Extract word for word the lines of the listing from its start to the line holding "1.16, 1.18, 1.20]", both ends kept; pictures are not part of the copy.

※

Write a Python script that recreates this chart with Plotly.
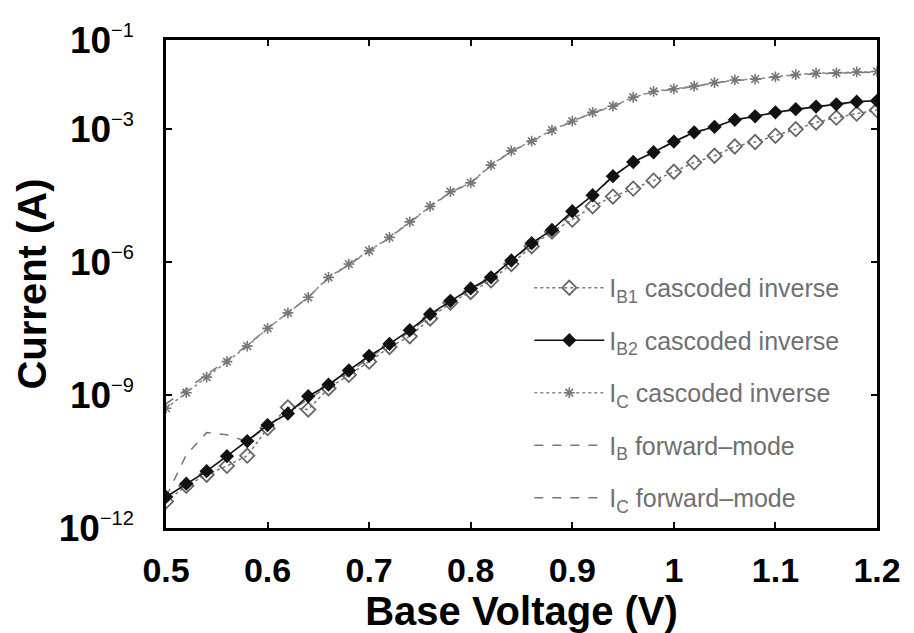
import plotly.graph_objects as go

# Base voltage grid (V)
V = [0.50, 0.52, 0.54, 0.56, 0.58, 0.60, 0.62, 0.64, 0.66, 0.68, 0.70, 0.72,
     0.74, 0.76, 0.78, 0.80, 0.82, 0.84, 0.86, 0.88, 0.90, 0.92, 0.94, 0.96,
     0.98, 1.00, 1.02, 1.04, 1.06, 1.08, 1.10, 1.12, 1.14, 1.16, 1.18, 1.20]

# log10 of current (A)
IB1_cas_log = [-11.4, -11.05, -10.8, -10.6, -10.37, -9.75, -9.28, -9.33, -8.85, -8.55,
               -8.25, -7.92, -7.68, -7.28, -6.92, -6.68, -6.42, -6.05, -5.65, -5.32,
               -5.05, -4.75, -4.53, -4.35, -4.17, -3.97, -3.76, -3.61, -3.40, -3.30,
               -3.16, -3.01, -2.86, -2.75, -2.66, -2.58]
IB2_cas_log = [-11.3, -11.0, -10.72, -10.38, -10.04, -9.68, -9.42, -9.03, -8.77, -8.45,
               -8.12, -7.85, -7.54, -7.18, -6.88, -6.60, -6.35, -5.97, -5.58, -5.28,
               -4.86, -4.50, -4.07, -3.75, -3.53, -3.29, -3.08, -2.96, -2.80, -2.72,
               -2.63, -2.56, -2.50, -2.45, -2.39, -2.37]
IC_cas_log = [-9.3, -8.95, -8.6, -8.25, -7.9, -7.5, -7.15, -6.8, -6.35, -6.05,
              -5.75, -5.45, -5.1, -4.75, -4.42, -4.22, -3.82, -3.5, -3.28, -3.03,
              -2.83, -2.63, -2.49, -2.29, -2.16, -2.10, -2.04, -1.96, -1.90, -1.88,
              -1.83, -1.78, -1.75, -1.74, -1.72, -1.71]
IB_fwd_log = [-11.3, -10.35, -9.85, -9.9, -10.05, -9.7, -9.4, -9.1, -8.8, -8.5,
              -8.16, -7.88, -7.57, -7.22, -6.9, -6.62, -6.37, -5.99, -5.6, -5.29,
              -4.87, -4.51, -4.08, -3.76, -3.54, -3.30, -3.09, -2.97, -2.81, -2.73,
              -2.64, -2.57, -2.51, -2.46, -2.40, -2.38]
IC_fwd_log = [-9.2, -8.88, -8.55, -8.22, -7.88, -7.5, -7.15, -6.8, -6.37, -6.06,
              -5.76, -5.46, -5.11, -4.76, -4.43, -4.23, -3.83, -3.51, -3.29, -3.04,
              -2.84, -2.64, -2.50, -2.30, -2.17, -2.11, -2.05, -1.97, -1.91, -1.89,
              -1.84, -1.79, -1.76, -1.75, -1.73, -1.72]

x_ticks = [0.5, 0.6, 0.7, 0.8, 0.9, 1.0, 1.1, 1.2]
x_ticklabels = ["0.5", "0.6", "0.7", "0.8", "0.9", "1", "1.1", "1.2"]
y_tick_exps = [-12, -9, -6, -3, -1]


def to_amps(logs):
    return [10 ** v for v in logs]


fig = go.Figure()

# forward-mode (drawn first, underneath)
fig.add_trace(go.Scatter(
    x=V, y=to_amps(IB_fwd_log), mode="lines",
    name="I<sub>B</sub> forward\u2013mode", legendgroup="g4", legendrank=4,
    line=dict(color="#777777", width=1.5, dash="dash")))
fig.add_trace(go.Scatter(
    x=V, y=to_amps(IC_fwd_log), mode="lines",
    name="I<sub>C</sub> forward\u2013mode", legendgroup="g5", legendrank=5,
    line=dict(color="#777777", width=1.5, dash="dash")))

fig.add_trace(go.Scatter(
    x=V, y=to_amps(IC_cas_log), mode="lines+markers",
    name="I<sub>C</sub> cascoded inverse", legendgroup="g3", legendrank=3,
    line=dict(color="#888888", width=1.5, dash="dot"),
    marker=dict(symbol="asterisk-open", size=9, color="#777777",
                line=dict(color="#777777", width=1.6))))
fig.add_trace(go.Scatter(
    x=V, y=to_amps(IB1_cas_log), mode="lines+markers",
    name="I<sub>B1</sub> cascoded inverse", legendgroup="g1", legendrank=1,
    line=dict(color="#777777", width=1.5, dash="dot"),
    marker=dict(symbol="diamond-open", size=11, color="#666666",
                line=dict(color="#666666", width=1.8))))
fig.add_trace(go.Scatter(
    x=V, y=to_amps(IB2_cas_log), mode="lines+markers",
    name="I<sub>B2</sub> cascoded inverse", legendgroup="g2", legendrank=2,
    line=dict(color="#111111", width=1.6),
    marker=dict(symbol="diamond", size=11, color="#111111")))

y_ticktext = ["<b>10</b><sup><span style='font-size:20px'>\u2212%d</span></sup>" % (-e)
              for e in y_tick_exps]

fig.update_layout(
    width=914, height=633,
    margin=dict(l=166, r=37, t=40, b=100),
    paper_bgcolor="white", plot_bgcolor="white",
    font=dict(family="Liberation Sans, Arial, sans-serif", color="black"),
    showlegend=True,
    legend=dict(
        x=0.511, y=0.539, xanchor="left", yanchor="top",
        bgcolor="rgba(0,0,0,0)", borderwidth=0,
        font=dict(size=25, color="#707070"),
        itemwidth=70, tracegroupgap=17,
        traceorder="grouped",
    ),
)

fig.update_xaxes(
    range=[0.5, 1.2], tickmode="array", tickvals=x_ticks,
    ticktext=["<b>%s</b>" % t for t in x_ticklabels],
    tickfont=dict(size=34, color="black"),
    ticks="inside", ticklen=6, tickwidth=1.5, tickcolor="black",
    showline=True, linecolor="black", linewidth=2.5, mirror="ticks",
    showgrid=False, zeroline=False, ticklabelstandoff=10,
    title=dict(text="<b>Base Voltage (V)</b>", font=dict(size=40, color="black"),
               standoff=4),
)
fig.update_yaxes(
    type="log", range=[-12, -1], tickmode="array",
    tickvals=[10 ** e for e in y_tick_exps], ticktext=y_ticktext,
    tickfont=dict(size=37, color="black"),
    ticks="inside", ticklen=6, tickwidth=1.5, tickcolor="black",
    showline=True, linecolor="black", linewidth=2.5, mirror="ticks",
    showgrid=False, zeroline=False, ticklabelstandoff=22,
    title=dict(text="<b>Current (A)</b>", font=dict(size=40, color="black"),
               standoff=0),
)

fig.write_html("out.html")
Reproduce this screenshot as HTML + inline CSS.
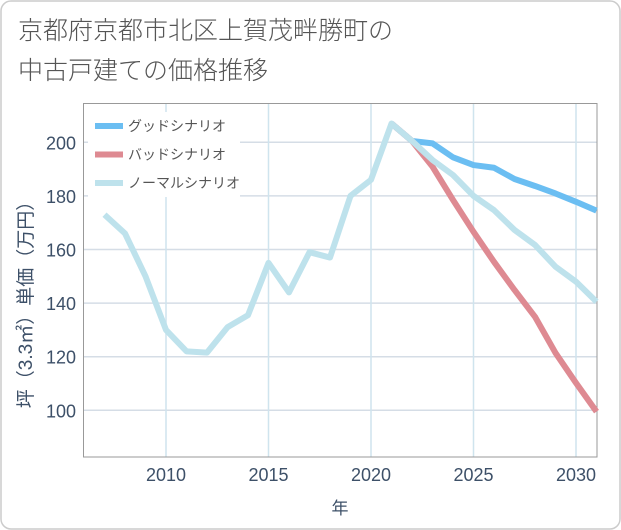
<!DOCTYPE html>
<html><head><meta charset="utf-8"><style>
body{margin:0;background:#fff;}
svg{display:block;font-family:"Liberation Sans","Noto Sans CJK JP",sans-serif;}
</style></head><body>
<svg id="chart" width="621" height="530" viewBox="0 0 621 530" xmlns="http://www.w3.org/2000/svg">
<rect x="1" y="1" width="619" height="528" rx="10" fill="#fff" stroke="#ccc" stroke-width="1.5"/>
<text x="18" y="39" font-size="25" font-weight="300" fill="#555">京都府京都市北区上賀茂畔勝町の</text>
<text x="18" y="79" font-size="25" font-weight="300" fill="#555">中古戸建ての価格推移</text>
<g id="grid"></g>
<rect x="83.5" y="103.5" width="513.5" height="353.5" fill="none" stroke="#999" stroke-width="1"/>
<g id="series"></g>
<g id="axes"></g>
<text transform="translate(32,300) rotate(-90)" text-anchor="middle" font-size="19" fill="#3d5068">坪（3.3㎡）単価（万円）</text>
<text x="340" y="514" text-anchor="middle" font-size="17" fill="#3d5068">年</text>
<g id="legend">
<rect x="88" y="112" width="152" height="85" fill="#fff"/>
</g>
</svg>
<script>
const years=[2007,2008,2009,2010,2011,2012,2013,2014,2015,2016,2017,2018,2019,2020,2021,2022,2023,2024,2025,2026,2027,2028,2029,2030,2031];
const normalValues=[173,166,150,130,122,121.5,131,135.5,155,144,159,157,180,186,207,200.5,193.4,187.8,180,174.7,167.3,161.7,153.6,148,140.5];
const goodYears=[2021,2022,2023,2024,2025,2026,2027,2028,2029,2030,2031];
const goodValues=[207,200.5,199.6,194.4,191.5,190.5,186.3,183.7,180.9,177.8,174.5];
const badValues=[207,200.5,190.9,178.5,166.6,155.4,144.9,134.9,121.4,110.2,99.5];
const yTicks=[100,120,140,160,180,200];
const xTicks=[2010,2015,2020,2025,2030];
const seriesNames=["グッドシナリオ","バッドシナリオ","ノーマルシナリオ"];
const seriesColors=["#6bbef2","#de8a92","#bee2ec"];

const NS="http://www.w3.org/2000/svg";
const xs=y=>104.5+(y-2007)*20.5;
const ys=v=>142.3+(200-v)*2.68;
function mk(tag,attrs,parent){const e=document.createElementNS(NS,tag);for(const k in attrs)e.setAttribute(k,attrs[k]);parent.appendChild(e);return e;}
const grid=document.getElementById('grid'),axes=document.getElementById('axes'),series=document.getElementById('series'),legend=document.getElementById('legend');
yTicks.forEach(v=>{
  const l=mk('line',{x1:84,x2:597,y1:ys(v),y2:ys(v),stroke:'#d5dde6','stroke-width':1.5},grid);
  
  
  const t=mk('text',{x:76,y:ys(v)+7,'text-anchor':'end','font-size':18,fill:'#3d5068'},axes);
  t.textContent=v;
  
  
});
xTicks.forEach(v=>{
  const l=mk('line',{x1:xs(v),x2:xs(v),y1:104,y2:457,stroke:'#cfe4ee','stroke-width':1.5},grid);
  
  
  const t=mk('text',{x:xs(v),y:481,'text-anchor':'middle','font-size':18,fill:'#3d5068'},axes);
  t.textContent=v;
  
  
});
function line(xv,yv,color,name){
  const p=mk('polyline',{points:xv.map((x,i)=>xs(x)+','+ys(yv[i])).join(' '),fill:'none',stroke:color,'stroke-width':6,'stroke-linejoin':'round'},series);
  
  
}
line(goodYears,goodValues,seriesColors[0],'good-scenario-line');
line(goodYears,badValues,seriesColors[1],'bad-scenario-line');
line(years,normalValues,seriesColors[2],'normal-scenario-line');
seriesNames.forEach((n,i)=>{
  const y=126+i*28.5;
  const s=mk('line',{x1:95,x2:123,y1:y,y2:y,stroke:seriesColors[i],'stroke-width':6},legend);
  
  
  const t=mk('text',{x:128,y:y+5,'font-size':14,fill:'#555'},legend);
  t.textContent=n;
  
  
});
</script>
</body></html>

※

COMPLETE ANSWER →
Write a Python script that recreates this chart with Plotly.
import plotly.graph_objects as go

# Base voltage grid (V)
V = [0.50, 0.52, 0.54, 0.56, 0.58, 0.60, 0.62, 0.64, 0.66, 0.68, 0.70, 0.72,
     0.74, 0.76, 0.78, 0.80, 0.82, 0.84, 0.86, 0.88, 0.90, 0.92, 0.94, 0.96,
     0.98, 1.00, 1.02, 1.04, 1.06, 1.08, 1.10, 1.12, 1.14, 1.16, 1.18, 1.20]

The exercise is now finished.